That’s the headline in yesterday’s Chicago Tribune, discussing a lawsuit by the Illinois attorney general against a California for-profit adoption agency, Adoption Network Law Center, which has been marketing to prospective adoptive parents and expectant mothers considering adoption, in Illinois, via ads that pop up in Google searches, specifically targeting Illinois (e.g., “click here if you’re interested in adoption in Illinois”). Prospective adopters are enticed with the promise of a faster process; the mothers are promised financial benefits.
According to the article,
The Illinois Adoption Reform Act, which took effect in 2005, was designed to drive out unscrupulous operators and take the profit motive and aggressive marketing out of adoption. One birth mother was offered kitchen appliances to place her child for adoption, said a Glen Ellyn couple trying to adopt.
. . .
The number of healthy infants available for adoption has dwindled during the past two decades, ushering in an era of fraud and “growing commodification of adoption on the Web,” according to a report last year by the Donaldson Adoption Institute, a national not-for-profit devoted to improving adoption policy and practice.
And a simple google adoption+Illinois search, immediately brought them up as the third ad (after The Cradle, a local non-profit agency, and www.americanadoptions.com, which seems to be a similar agency. Their name is innocuous: www.adoptionnetwork.com, and exploring the site, their main claim is that they market extensively (though I didn’t see any references to Illinois specifically). On their own site one can view finely crafted prospective parent profiles and youtube videos. Expectant parents are also promised that their medical costs and living expenses (including housing, with a pool and fitness center) will be covered.
(How much does an adoption cost, anyway? According to The Cradle, a local non-profit: $33,900 for a domestic adoption (or $16,900 if you’re black). The for-profit agencies’ websites didn’t disclose their costs, of course.)

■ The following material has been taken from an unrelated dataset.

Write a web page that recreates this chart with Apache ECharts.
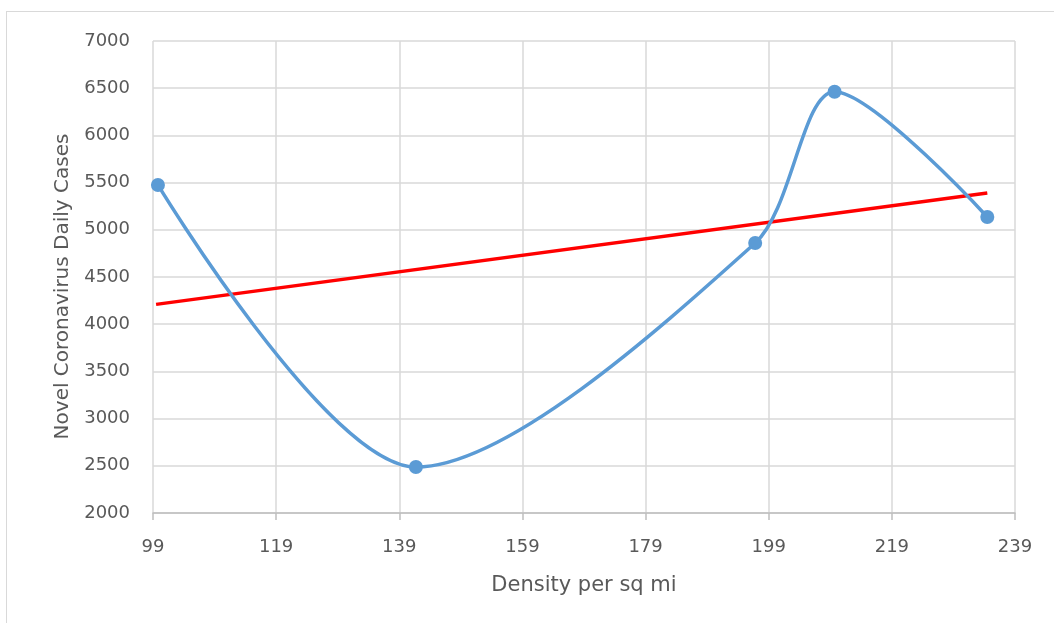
<!DOCTYPE html>
<html><head><meta charset="utf-8">
<script src="https://cdn.jsdelivr.net/npm/echarts@6/dist/echarts.min.js"></script>
<style>
html,body{margin:0;padding:0;background:#fff;}
#frame{position:absolute;left:6px;top:11px;width:1100px;height:700px;border:1px solid #d9d9d9;box-sizing:border-box;}
#c{position:absolute;left:0;top:0;width:1054px;height:623px;}
</style></head>
<body>
<div id="frame"></div>
<div id="c"></div>
<script>
const densityX = [99.8, 141.7, 196.8, 209.7, 234.5];
const dailyCases = [5475, 2487, 4860, 6463, 5136];
const trendX = [99.5, 234.5];
const trendY = [4210, 5390];
const xTicks = [99, 119, 139, 159, 179, 199, 219, 239];
const yTicks = [2000, 2500, 3000, 3500, 4000, 4500, 5000, 5500, 6000, 6500, 7000];

const font = "'DejaVu Sans',sans-serif";
const chart = echarts.init(document.getElementById('c'));
chart.setOption({
  animation: false,
  grid: {left: 153, right: 39, top: 41, bottom: 110},
  xAxis: {
    type: 'value', min: xTicks[0], max: xTicks[xTicks.length-1], interval: 20,
    name: 'Density per sq mi', nameLocation: 'middle', nameGap: 62,
    nameTextStyle: {color: '#595959', fontSize: 21, fontFamily: font},
    axisLine: {show: true, lineStyle: {color: '#bfbfbf', width: 1.5}},
    axisTick: {show: true, length: 7, lineStyle: {color: '#bfbfbf', width: 1.5}},
    axisLabel: {color: '#595959', fontSize: 18, fontFamily: font, margin: 25},
    splitLine: {show: true, lineStyle: {color: '#d9d9d9', width: 1.5}}
  },
  yAxis: {
    type: 'value', min: yTicks[0], max: yTicks[yTicks.length-1], interval: 500,
    name: 'Novel Coronavirus Daily Cases', nameLocation: 'middle', nameGap: 80,
    nameTextStyle: {color: '#595959', fontSize: 20, fontFamily: font, padding: [0, 19, 0, 0]},
    axisLine: {show: false}, axisTick: {show: false},
    axisLabel: {color: '#595959', fontSize: 18, fontFamily: font, margin: 23,
      formatter: v => String(v)},
    splitLine: {show: true, lineStyle: {color: '#d9d9d9', width: 1.5}}
  },
  series: [
    {
      type: 'line', smooth: 0.3,
      data: densityX.map((x, i) => [x, dailyCases[i]]),
      symbol: 'circle', symbolSize: 14,
      lineStyle: {color: '#5b9bd5', width: 3.5},
      itemStyle: {color: '#5b9bd5'},
      z: 3
    },
    {
      type: 'line', smooth: false,
      data: trendX.map((x, i) => [x, trendY[i]]),
      symbol: 'none',
      lineStyle: {color: '#ff0000', width: 3.5},
      z: 2
    }
  ]
});
</script>
</body></html>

But the funny thing is: the State of Illinois is so careful to ensure that the adoption process is not-for-profit, but doesn’t really have any trouble with buying a child via surrogacy: here’s a summary of Illinois surrogacy law that I found online, which reports that Illinois is the second-most-liberal state in its laws. As long as one parent is a contributor of genetic material (i.e., sperm or egg donor), then the contract itself determines that the baby is, by law, the child of the “intended parents.” (No indicator of what happens if the child is genetically the product of both an unrelated sperm and egg donor.)
(No profound point here — but it just doesn’t sit right with me.)